The blood group link was first announced by Chinese scientists in May last year. They hypothesized that blood group A (ABO system) may contribute to increased susceptibility to a new pathogen, while group O carriers are less susceptible to infection. The hypothesis of a relationship with the severity of COVID-19 was further confirmed by small studies in Italy and Spain, but Danish scientists found evidence of susceptibility to the virus depending on the blood group, but not the likelihood of complications. At the same time, observations from the United States did not confirm all of these conclusions.
To put an end to the scientific debate, researchers at the Intermountain Medical Center Heart Institute conducted a case-control study involving 108,000 confirmed COVID-19 patients. They analyzed the medical records that indicated the blood type. The range of clinical outcomes in patients was wide, from mild to the need for mechanical ventilation.

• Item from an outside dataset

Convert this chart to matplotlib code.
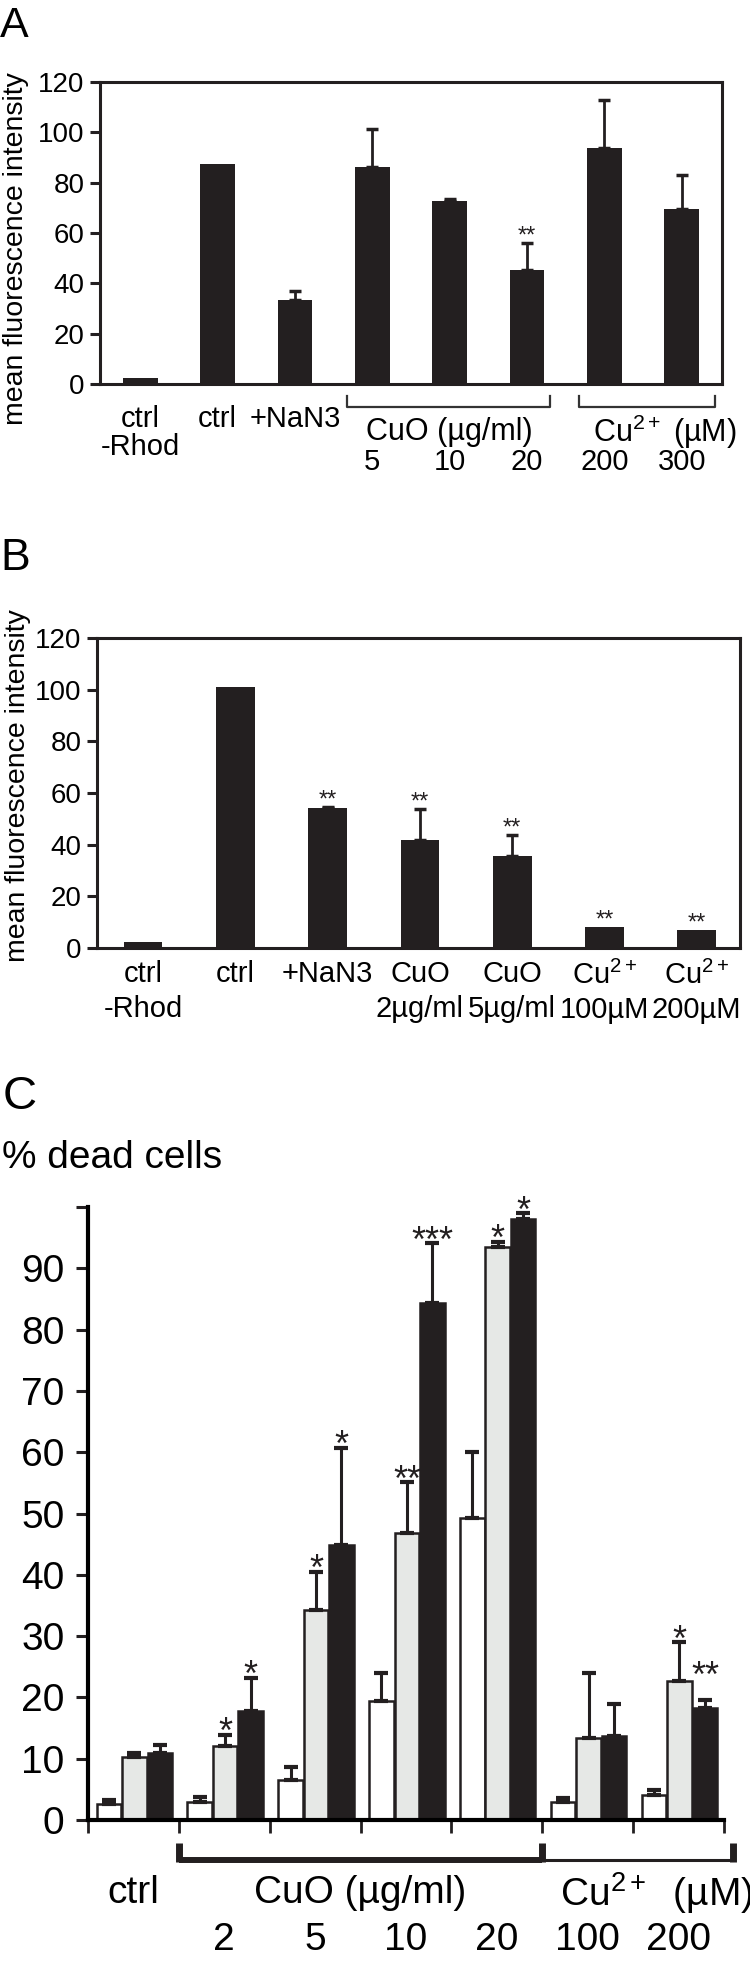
import numpy as np
import matplotlib
matplotlib.use("Agg")
import matplotlib.pyplot as plt

plt.rcParams['font.family'] = ['Liberation Sans', 'DejaVu Sans']
plt.rcParams['mathtext.fontset'] = 'custom'
plt.rcParams['mathtext.rm'] = 'Liberation Sans'
plt.rcParams['mathtext.it'] = 'Liberation Sans:italic'
plt.rcParams['mathtext.bf'] = 'Liberation Sans:bold'

BLACK = '#231f20'
GRAY = '#e6e8e6'
CU = r'$\mathregular{Cu^{2+}}$'

# panel A
a_names = ['ctrl\n-Rhod', 'ctrl', '+NaN3', '', '', '', '', '']
a_doses = ['', '', '', '5', '10', '20', '200', '300']
a_vals = [2.5, 87.4, 33.5, 86.1, 72.9, 45.1, 93.7, 69.5]
a_err = [0, 0, 3.3, 15.2, 0.8, 10.8, 19.1, 13.4]
a_stars = ['', '', '', '', '', '**', '', '']

# panel B
b_names = ['ctrl\n-Rhod', 'ctrl', '+NaN3', 'CuO\n2µg/ml', 'CuO\n5µg/ml',
           CU + '\n100µM', CU + '\n200µM']
b_vals = [2.3, 101.0, 54.2, 41.7, 35.6, 8.1, 7.0]
b_err = [0, 0, 0.3, 12.0, 8.1, 0, 0]
b_stars = ['', '', '**', '**', '**', '**', '**']

# panel C
c_groups = ['ctrl', '2', '5', '10', '20', '100', '200']
c_white = [2.6, 3.0, 6.6, 19.4, 49.2, 3.0, 4.1]
c_white_err = [0.7, 0.8, 2.1, 4.5, 10.8, 0.6, 0.8]
c_gray = [10.2, 12.1, 34.3, 46.8, 93.4, 13.3, 22.7]
c_gray_err = [0.7, 1.8, 6.2, 8.3, 0.9, 10.7, 6.3]
c_black = [10.9, 17.8, 44.8, 84.3, 98.1, 13.75, 18.2]
c_black_err = [1.4, 5.4, 15.9, 9.8, 0.9, 5.25, 1.4]
c_gray_stars = ['', '*', '*', '**', '*', '', '*']
c_black_stars = ['', '*', '*', '***', '*', '', '**']

W, H = 750, 1961
fig = plt.figure(figsize=(W / 100, H / 100), dpi=100)


def box(l, r, t, b):
    return [l / W, 1 - b / H, (r - l) / W, (b - t) / H]


def upper_err(ax, x, y, e, capsize, lw, capthick):
    x = np.asarray(x, float)
    y = np.asarray(y, float)
    e = np.asarray(e, float)
    m = e > 0
    ax.errorbar(x[m], y[m], yerr=[np.zeros(m.sum()), e[m]], fmt='none',
                ecolor=BLACK, elinewidth=lw, capsize=capsize, capthick=capthick)


def stars(ax, x, top, s, size, dy):
    if s:
        ax.annotate(s, (x, top), xytext=(0, dy), textcoords='offset points',
                    ha='center', va='baseline', fontsize=size, color=BLACK,
                    annotation_clip=False)


def box_axes(ax):
    for sp in ax.spines.values():
        sp.set_linewidth(2.2)
        sp.set_color(BLACK)
    ax.set_ylim(0, 120)
    ax.set_yticks(range(0, 121, 20))
    ax.tick_params(axis='y', direction='out', length=7, width=2.2,
                   labelsize=20, pad=4, color=BLACK)


# ---------------- A ----------------
axA = fig.add_axes(box(100, 722, 82, 384))
xa = np.arange(len(a_vals))
axA.bar(xa, a_vals, width=0.45, color=BLACK)
upper_err(axA, xa, a_vals, a_err, 4.3, 2, 2.5)
for i in xa:
    stars(axA, i, a_vals[i] + a_err[i], a_stars[i], 17, 0.5)
box_axes(axA)
axA.set_xlim(-0.52, 7.52)
axA.set_xticks([])
tA = axA.get_xaxis_transform()
for i in xa:
    if a_names[i]:
        axA.text(i, -0.07, a_names[i], transform=tA, ha='center', va='top',
                 fontsize=21, linespacing=1.0)
    if a_doses[i]:
        axA.text(i, -0.258, a_doses[i], transform=tA, ha='center',
                 va='center', fontsize=21)
axA.text(4, -0.159, 'CuO (µg/ml)', transform=tA, ha='center', va='center',
         fontsize=22)
axA.text(6 - 0.15, -0.159, CU + ' (µM)', transform=tA, ha='left',
         va='center', fontsize=22)
for x0, x1 in [(3 - 0.33, 5 + 0.30), (6 - 0.33, 7 + 0.43)]:
    axA.plot([x0, x0, x1, x1], [-0.040, -0.076, -0.076, -0.040],
             transform=tA, color='#333333', lw=1.6, clip_on=False)

# ---------------- B ----------------
axB = fig.add_axes(box(97, 740, 638, 948))
xb = np.arange(len(b_vals))
axB.bar(xb, b_vals, width=0.42, color=BLACK)
upper_err(axB, xb, b_vals, b_err, 4.3, 2, 2.5)
for i in xb:
    stars(axB, i, b_vals[i] + b_err[i], b_stars[i], 17, 0.5)
box_axes(axB)
axB.set_xlim(-0.5, 6.47)
axB.set_xticks(xb, b_names)
axB.tick_params(axis='x', length=0, pad=9, labelsize=21)
for lab in axB.get_xticklabels():
    lab.set_linespacing(1.3)

# ---------------- C ----------------
axC = fig.add_axes(box(88, 724, 1207, 1820))
xc = np.arange(len(c_groups))
bw = 0.27
series = [(c_white, c_white_err, 'white', 0.23, None),
          (c_gray, c_gray_err, GRAY, 0.51, c_gray_stars),
          (c_black, c_black_err, BLACK, 0.79, c_black_stars)]
for vals, errs, col, off, st in series:
    axC.bar(xc + off, vals, width=bw, color=col, edgecolor=BLACK, lw=1.8)
    upper_err(axC, xc + off, vals, errs, 5, 2.2, 3)
    if st:
        for i in xc:
            lift = 3.5 if (off == 0.79 and i == 6) else 0
            stars(axC, i + off, vals[i] + errs[i] + lift, st[i], 26, -6)
axC.set_xlim(0, 7)
axC.set_ylim(0, 100)
axC.spines['top'].set_visible(False)
axC.spines['right'].set_visible(False)
axC.spines['left'].set_linewidth(3)
axC.spines['bottom'].set_linewidth(3)
axC.spines['bottom'].set_bounds(0, 7)
axC.set_yticks(range(0, 101, 10), [str(v) for v in range(0, 91, 10)] + [''])
axC.set_xticks(range(8), [''] * 8)
axC.tick_params(axis='y', direction='out', length=9, width=2.2,
                labelsize=28, pad=8, color=BLACK)
axC.tick_params(axis='x', direction='out', length=9.5, width=2.0, color=BLACK)
tC = axC.get_xaxis_transform()
axC.text(0.5, -0.119, c_groups[0], transform=tC, ha='center', va='center',
         fontsize=28)
for i in xc[1:]:
    axC.text(i + 0.5, -0.196, c_groups[i], transform=tC, ha='center',
             va='center', fontsize=28)
axC.text(3, -0.119, 'CuO (µg/ml)', transform=tC, ha='center', va='center',
         fontsize=28)
axC.text(5.2, -0.119, CU + '  (µM)', transform=tC, ha='left',
         va='center', fontsize=28)
axC.plot([1, 5], [-0.0653, -0.0653], transform=tC, color=BLACK, lw=4.3,
         clip_on=False, solid_capstyle='butt')
axC.plot([5, 7.1], [-0.0653, -0.0653], transform=tC, color=BLACK, lw=2.2,
         clip_on=False, solid_capstyle='butt')
for xe in [1, 5, 7.1]:
    axC.plot([xe, xe], [-0.038, -0.069], transform=tC, color=BLACK, lw=5,
             clip_on=False, solid_capstyle='butt')

# ---------------- figure texts ----------------
fig.text(0.0, 1 - 37 / H, 'A', fontsize=31, va='baseline', ha='left')
fig.text(0.0, 1 - 570 / H, 'B', fontsize=32, va='baseline', ha='left')
fig.text(0.003, 1 - 1109 / H, 'C', fontsize=34, va='baseline', ha='left')
fig.text(0.003, 1 - 1168 / H, '% dead cells', fontsize=28, va='baseline',
         ha='left')
fig.text(16 / W, 1 - 249 / H, 'mean fluorescence intensity', rotation=90,
         ha='center', va='center', fontsize=20.5)
fig.text(18 / W, 1 - 786 / H, 'mean fluorescence intensity', rotation=90,
         ha='center', va='center', fontsize=20.5)

fig.savefig('out.png', dpi=100, facecolor='white')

After adjusting the data for various factors, including gender, age, and blood Rh factor, the study authors found no relationship between blood type and susceptibility to infection and the severity of COVID-19. At the same time, the analysis confirmed the already well-known conclusions: the likelihood of complications is higher in men and in all patients over 60 years old, an additional risk factor is belonging to a non-white race and ethnic minorities.
The researchers suggested that previous evidence of blood type associations with coronavirus susceptibility and severity was due to small sample sizes, and many studies were retrospective and observational. Systematic errors and the influence of differences in the genetic background and geography of research are not excluded.
“Given the large-scale and promising nature of our study and the null results, we believe that associations of SARS-CoV-2 with blood groups are unlikely,” the study authors said.